Fort Gordon's main gate.
Fort Gordon's main gate. (May 2, 2011 / WRDW-TV)

AUGUSTA, Ga. (WRDW) -- The Army is downsizing. About 80,000 active duty soldiers will be cut between now and 2017. People came together on Thursday to make sure the Army knows just how important soldiers are in this military community.

"It's the first bastion for our national security," said Susie Welsh.

Welsh has lived in Augusta for 14 years and spends a lot of time volunteering at Fort Gordon.

"I know the importance of the community when you have a base and you need the support," Welsh said.

Welsh was one of dozens who spoke to a military panel at a Community Listen Session on Thursday.

They feel Fort Gordon should not be targeted by the Army's mandated reductions where 80,000 active duty members will be cut by 2017.

"That is approximately a 14 percent reduction in our active component strength," said U.S. Army Major General LaWarren Patterson.

With the cuts, it renders 4,300 service member jobs here at Fort Gordon gone.

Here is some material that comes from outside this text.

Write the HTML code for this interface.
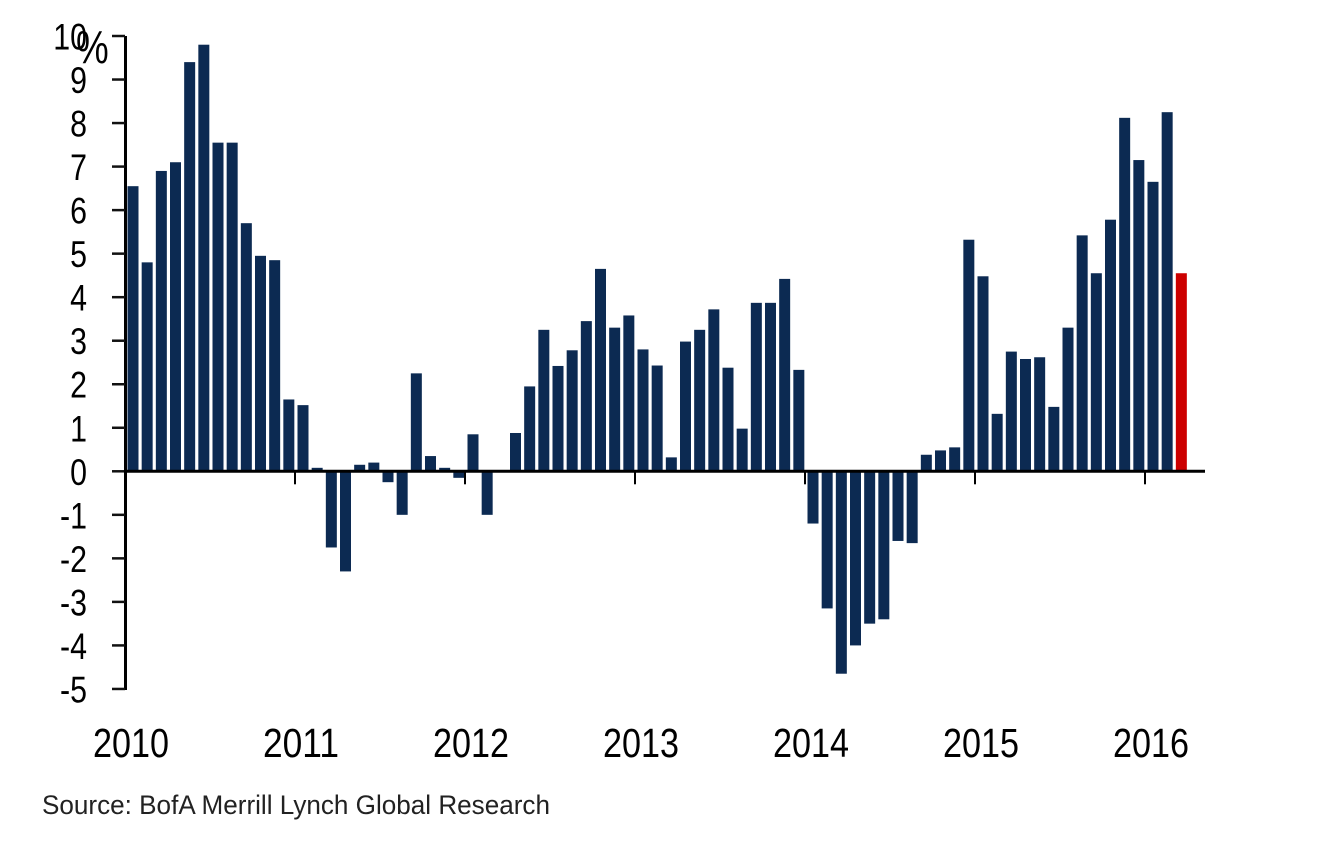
<!DOCTYPE html>
<html><head><meta charset="utf-8"><style>
html,body{margin:0;padding:0;background:#fff;width:1336px;height:848px;overflow:hidden}
svg text{font-family:"Liberation Sans",sans-serif}
</style></head><body>
<svg id="chart" width="1336" height="848">
<g id="bars"></g>
<g id="axes"></g>
<text x="42" y="814" font-size="27" fill="#222" textLength="508" lengthAdjust="spacingAndGlyphs">Source: BofA Merrill Lynch Global Research</text>
</svg>
<script>
const values=[6.55,4.8,6.9,7.1,9.4,9.8,7.55,7.55,5.7,4.95,4.85,1.65,
1.52,0.08,-1.75,-2.3,0.15,0.2,-0.25,-1.0,2.25,0.35,0.08,-0.15,
0.85,-1.0,0,0.88,1.95,3.25,2.42,2.78,3.45,4.65,3.3,3.58,
2.8,2.43,0.32,2.98,3.25,3.72,2.38,0.98,3.87,3.87,4.42,2.33,
-1.2,-3.15,-4.65,-4.0,-3.5,-3.4,-1.6,-1.65,0.38,0.48,0.55,5.32,
4.48,1.32,2.75,2.58,2.62,1.48,3.3,5.42,4.55,5.78,8.12,7.15,
6.65,8.25,4.55];
const yTicks=[10,9,8,7,6,5,4,3,2,1,0,-1,-2,-3,-4,-5];
const yearLabels=["2010","2011","2012","2013","2014","2015","2016"];
const NS="http://www.w3.org/2000/svg";
const y0=471.3, pxPerUnit=43.53, x0=126, pxPerMonth=170/12;
function yScale(v){return y0-v*pxPerUnit;}
function xScale(i){return x0+i*pxPerMonth;}
function mk(tag,attrs,parent){const e=document.createElementNS(NS,tag);for(const k in attrs)e.setAttribute(k,attrs[k]);parent.appendChild(e);return e;}
const bars=document.getElementById('bars'), axes=document.getElementById('axes');
values.forEach((v,i)=>{
  const top=Math.min(yScale(v),y0), h=Math.abs(yScale(v)-y0);
  const r=mk('rect',{x:xScale(i)+1.5,y:top,width:11,height:Math.max(h,0.01),fill:i===values.length-1?'#cc0000':'#0c2a52'},bars);
  
  
});
const ya=mk('line',{x1:125.5,y1:36,x2:125.5,y2:yScale(-5)+1,stroke:'#000','stroke-width':3},axes);


yTicks.forEach(t=>{
  const y=yScale(t);
  mk('line',{x1:112,y1:y,x2:125,y2:y,stroke:'#111','stroke-width':2.5},axes);
  const tx=mk('text',{x:0,y:0,'font-size':37,'text-anchor':'end',fill:'#000',transform:'translate(87,'+(y+13.5)+') scale(0.82,1)'},axes);
  tx.textContent=String(t);
  
  
});
const pct=mk('text',{x:0,y:0,'font-size':46,fill:'#000',transform:'translate(76,63) scale(0.8,1)'},axes);
pct.textContent='%';


const xa=mk('line',{x1:124,y1:y0,x2:1205,y2:y0,stroke:'#000','stroke-width':3},axes);


yearLabels.forEach((l,k)=>{
  const x=xScale(k*12)-1;
  if(k>0) mk('line',{x1:x,y1:y0,x2:x,y2:y0+13,stroke:'#000','stroke-width':2},axes);
  const tx=mk('text',{x:x+6,y:757,'font-size':41,'text-anchor':'middle',fill:'#000',textLength:76,lengthAdjust:'spacingAndGlyphs'},axes);
  tx.textContent=l;
  
  
});
</script>
</body></html>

That's not including how this would affect the rest of the community.

"We have a lot of employees that their spouses are soldiers here in the area, and so it's an integral part of our company," said Craig Ward, who works in Augusta.

Local business leaders and elected officials also made their case on Fort Gordon's positive impact from education to technological advancement.

And every speaker shared their connection with the post.

"I'm a product of Fort Gordon," said Augusta-Richmond County Commissioner Alvin Mason. "And I'm living proof that Fort Gordon has a positive effect on people's lives."

"It's truly a bond," said Augusta Mayor Deke Copenhaver. "And when I speak about the bond, I think about the soldiers I see each and every day."

The question now is: Exactly what will happen to Fort Gordon?

"We don't know what the final summation is going to be," said Maj. Gen. Patterson. "It could wind up being a zero sum game. It could wind up being positive. It could wind up being a little negative in our numbers. But I think we gave a good showing today and we put up a good argument."